Verne was not the “inventor” of submarines, which were around in his time, though extremely primitive, but he did forecast pretty accurately their modern versions.

Though some critics initially disputed this, this was due to the first British and American translators, who abridged his works by chopping out most of the science and the longer descriptive passages, committed thousands of basic translating errors, and even censored the texts by removing or diluting anti-British or anti-American references, or rewrote them to suit their personal views. It took more faithful translations — the first in 1962, and onwards — to restore Verne’s credentials.

Submarines crop up across adventure fiction in works ranging from those of Alistair Maclean to Nevil Shute, and from accomplished spy novelists such as Len Deighton, and even romantic comedy writers like Kathy Lette, or practitioners of high fantasy — with a punch, like Terry Pratchett.
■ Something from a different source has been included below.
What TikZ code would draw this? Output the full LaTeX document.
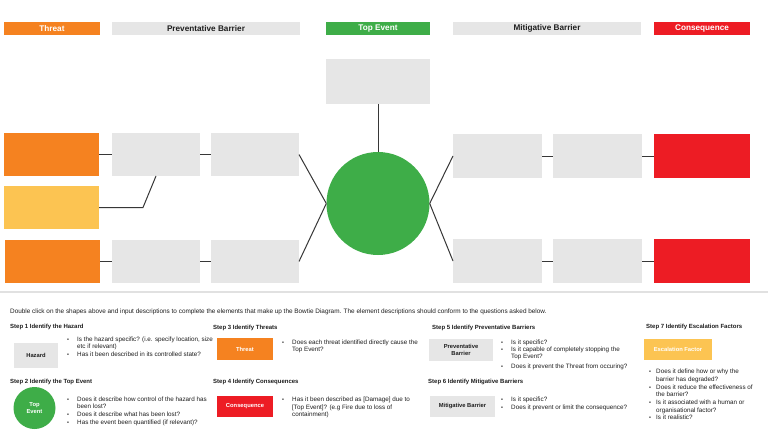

Let’s look at a few of them.

Denys Rayner’s “The Enemy Below” (1956) is a story of a battle, over four days, between a British destroyer and a German U-Boat in the South Atlantic Ocean, with both commanders gaining increasing respect for each other, till the time they are literally and metaphorically in the same boat. The author, who was a Royal Navy officer during World War II, and had commanded anti-submarine operations, goes on to tell how much of the story is true, or even possible.

“Run Silent, Run Deep” (1955) by Edward L. Beach Jr., who had a respectable career as a US Navy submarine commander, transposes the action to the Pacific theatre. An unmatched guide to this form of warfare, it also goes on to deal with equally important and relevant human aspects of courage, loyalty, honour, ambition, and revenge, and how war tests and amplifies them. The possibility of modern war setting its moral standards is brought out quite shockingly in the denouement.

On the other hand, Shute’s post-apocalyptic “On the Beach” (1957), set in a world where an accidental nuclear exchange has devastated the entire northern hemisphere and a small band of survivors in southern Australia live out their limited lives as the radioactive clouds drift towards them, has a key submarine sub-plot.

With the only survivors being in southernmost parts of Australia, South Africa, and South America, the arrival of a strange radio message from Seattle creates hope, and an American submarine, which had survived since it was in southern waters, sets out to investigate.

On the way, they confirm that the radioactive fallout has not abated, no other life remains, and even their venture was a forlorn hope.

The Cold War offered fertile ground for use of submarines.

Deighton worked them well into the various installments of his story of an unnamed, unglamorous spy that began with “The IPPCRESS File” (1962). “Horse Under Water” (1963), the second installment, deals with retrieving items — which keep on changing from material to ideological to technical, from a German U-boat sunk off the Portuguese coast in the last days of World War II.

Then, “Spy Story” (1974) sees its protagonists, two mid-level intelligence analysts, returning home from a six-week stint on a nuclear submarine in the Arctic, through various stratagems, twists and turn, and mysteries, and then, head back to the Arctic on a submarine where a curious game is to be played.

Maclean’s adventures, often set in bleak places such as the Arctic, frequently draw in submarines, for reaching the wilderness, if not anything else, and then, as a good place for the layered and twisty denouement that marks most of his works. “Ice Station Zebra” (1963) is a sterling example, with what appears to be a simple rescue operation turning out to have more than what meets the eye.

If maritime thriller aficionados have read just one submarine thriller, it’s likely to be Tom Clancy’s debut “Hunt for Red October” (1984), which birthed the techno-thriller genre.

The story of a leading Red Navy officer’s elaborate revenge against a system he has come to personally oppose, it is probably the most realistic account of submarine operations, uses, and policies as the story shifts from multiple submarines, to meetings of the Soviet politburo, at the White House, and in Soviet and US naval headquarters as American authorities devise a plan to get the windfall heading their way.

Submarines, as mentioned, play key roles in at least two Tintin adventures — a positive, but ultimately unfruitful one, in “Red Rackham’s Treasure”, and a little more adverse one in “The Red Sea Sharks”.

Moving on to the more fantastic occurrences, there is a prototype in Terry Pratchett’s “Jingo” (1997), named by its brilliant but sadly unimaginative inventor as “Going-Under-the-Water-Safely Device”. It goes on to play a key role in this stellar installment of the Sam Vimes/City Watch cycle of the Discworld saga which calls out xenophobia, racism, and cultural insularity, while satirising jingoism, extreme nationalism, and Lawrence of Arabia.

And then there is finally “Fantastic Voyage” (1966), which is different from most of the above — insofar as they were books that became films, but this was a film whose novelisation became as famous — or rather, stayed more famous for over four decades than the movie.

The plot is a desperate attempt to cure a defecting scientist, badly wounded in his attempt, by a team of intrepid adventurers from inside his body, via miniaturisation!

As it was Isaac Asimov who adapted the script, the book corrected countless scientific errors, while adding several elements and nuances — such as a character identifying the mole, who is painted more grey than black, while bringing to focus science problems brought by the movie’s premise, say, seeing when wavelengths of visible light are larger than the eyes of the crew, and getting air from the lungs when molecules are not much smaller than the submarine.

There are many more, but these works offer a good start. Dive in!